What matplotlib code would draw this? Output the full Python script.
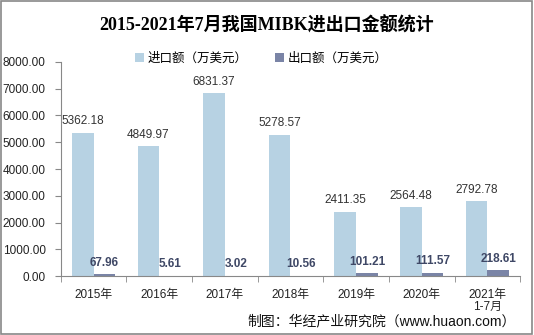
import numpy as np
import matplotlib.pyplot as plt
from matplotlib.patches import Rectangle

plt.rcParams['font.family'] = ['Liberation Sans', 'Noto Sans CJK SC', 'DejaVu Sans']

years = ['2015年', '2016年', '2017年', '2018年', '2019年', '2020年', '2021年\n1-7月']
imports = [5362.18, 4849.97, 6831.37, 5278.57, 2411.35, 2564.48, 2792.78]
exports = [67.96, 5.61, 3.02, 10.56, 101.21, 111.57, 218.61]

c_imp = '#b7d2e3'
c_exp = '#7a84a6'

fig = plt.figure(figsize=(5.34, 3.35), dpi=100)
ax = fig.add_axes([0.114, 0.176, 0.86, 0.639])

x = np.arange(len(years))
w = 0.33
ax.bar(x - w / 2, imports, w, color=c_imp, label='进口额（万美元）')
ax.bar(x + w / 2, exports, w, color=c_exp, label='出口额（万美元）')

for xi, v in zip(x, imports):
    ax.annotate('%.2f' % v, (xi - w / 2, v), xytext=(0, 4), textcoords='offset points',
                ha='center', va='bottom', fontsize=8.5, color='#333333')
for xi, v in zip(x, exports):
    ax.annotate('%.2f' % v, (xi + w / 2, v), xytext=(0, 4), textcoords='offset points',
                ha='center', va='bottom', fontsize=8.5, color='#3f4866', fontweight='bold')

ax.set_xlim(-0.5, len(years) - 0.5)
ax.set_ylim(0, 8000)
ax.set_yticks(np.arange(0, 8001, 1000))
ax.set_yticklabels(['%.2f' % t for t in np.arange(0, 8001, 1000)], fontsize=8.5, color='#222222')
ax.set_xticks(x)
ax.set_xticklabels(years, fontsize=8.5, color='#222222', linespacing=1.0)
ax.set_xticks(np.arange(-0.5, len(years)), minor=True)
ax.tick_params(axis='x', which='major', length=0, pad=9)
ax.tick_params(axis='x', which='minor', length=4, color='#888888')
ax.tick_params(axis='y', length=4, color='#888888', pad=7)

for s in ['top', 'right']:
    ax.spines[s].set_visible(False)
ax.spines['left'].set_color('#888888')
ax.spines['bottom'].set_color('#888888')

fig.text(0.5, 0.925, '2015-2021年7月我国MIBK进出口金额统计', ha='center', va='center',
         fontsize=13, fontweight='bold', family=['Liberation Serif', 'Noto Sans CJK SC'])

ax.legend(loc='center', bbox_to_anchor=(0.49, 0.825), bbox_transform=fig.transFigure,
          ncol=2, frameon=False, fontsize=9, handlelength=0.7, handleheight=0.7,
          columnspacing=2.2, handletextpad=0.3)

fig.text(0.965, 0.04, '制图：华经产业研究院（www.huaon.com）', ha='right', va='center',
         fontsize=10, color='#111111')

fig.patches.append(Rectangle((0.002, 0.003), 0.995, 0.994, transform=fig.transFigure,
                             fill=False, edgecolor='#888888', linewidth=1.2))

fig.savefig('out.png', dpi=100)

**What is required**
The data should be printed again unchanged; leave its pictures out.

**Answer in full**
What matplotlib code would draw this? Output the full Python script.
import numpy as np
import matplotlib.pyplot as plt
from matplotlib.patches import Rectangle

plt.rcParams['font.family'] = ['Liberation Sans', 'Noto Sans CJK SC', 'DejaVu Sans']

years = ['2015年', '2016年', '2017年', '2018年', '2019年', '2020年', '2021年\n1-7月']
imports = [5362.18, 4849.97, 6831.37, 5278.57, 2411.35, 2564.48, 2792.78]
exports = [67.96, 5.61, 3.02, 10.56, 101.21, 111.57, 218.61]

c_imp = '#b7d2e3'
c_exp = '#7a84a6'

fig = plt.figure(figsize=(5.34, 3.35), dpi=100)
ax = fig.add_axes([0.114, 0.176, 0.86, 0.639])

x = np.arange(len(years))
w = 0.33
ax.bar(x - w / 2, imports, w, color=c_imp, label='进口额（万美元）')
ax.bar(x + w / 2, exports, w, color=c_exp, label='出口额（万美元）')

for xi, v in zip(x, imports):
    ax.annotate('%.2f' % v, (xi - w / 2, v), xytext=(0, 4), textcoords='offset points',
                ha='center', va='bottom', fontsize=8.5, color='#333333')
for xi, v in zip(x, exports):
    ax.annotate('%.2f' % v, (xi + w / 2, v), xytext=(0, 4), textcoords='offset points',
                ha='center', va='bottom', fontsize=8.5, color='#3f4866', fontweight='bold')

ax.set_xlim(-0.5, len(years) - 0.5)
ax.set_ylim(0, 8000)
ax.set_yticks(np.arange(0, 8001, 1000))
ax.set_yticklabels(['%.2f' % t for t in np.arange(0, 8001, 1000)], fontsize=8.5, color='#222222')
ax.set_xticks(x)
ax.set_xticklabels(years, fontsize=8.5, color='#222222', linespacing=1.0)
ax.set_xticks(np.arange(-0.5, len(years)), minor=True)
ax.tick_params(axis='x', which='major', length=0, pad=9)
ax.tick_params(axis='x', which='minor', length=4, color='#888888')
ax.tick_params(axis='y', length=4, color='#888888', pad=7)

for s in ['top', 'right']:
    ax.spines[s].set_visible(False)
ax.spines['left'].set_color('#888888')
ax.spines['bottom'].set_color('#888888')

fig.text(0.5, 0.925, '2015-2021年7月我国MIBK进出口金额统计', ha='center', va='center',
         fontsize=13, fontweight='bold', family=['Liberation Serif', 'Noto Sans CJK SC'])

ax.legend(loc='center', bbox_to_anchor=(0.49, 0.825), bbox_transform=fig.transFigure,
          ncol=2, frameon=False, fontsize=9, handlelength=0.7, handleheight=0.7,
          columnspacing=2.2, handletextpad=0.3)

fig.text(0.965, 0.04, '制图：华经产业研究院（www.huaon.com）', ha='right', va='center',
         fontsize=10, color='#111111')

fig.patches.append(Rectangle((0.002, 0.003), 0.995, 0.994, transform=fig.transFigure,
                             fill=False, edgecolor='#888888', linewidth=1.2))

fig.savefig('out.png', dpi=100)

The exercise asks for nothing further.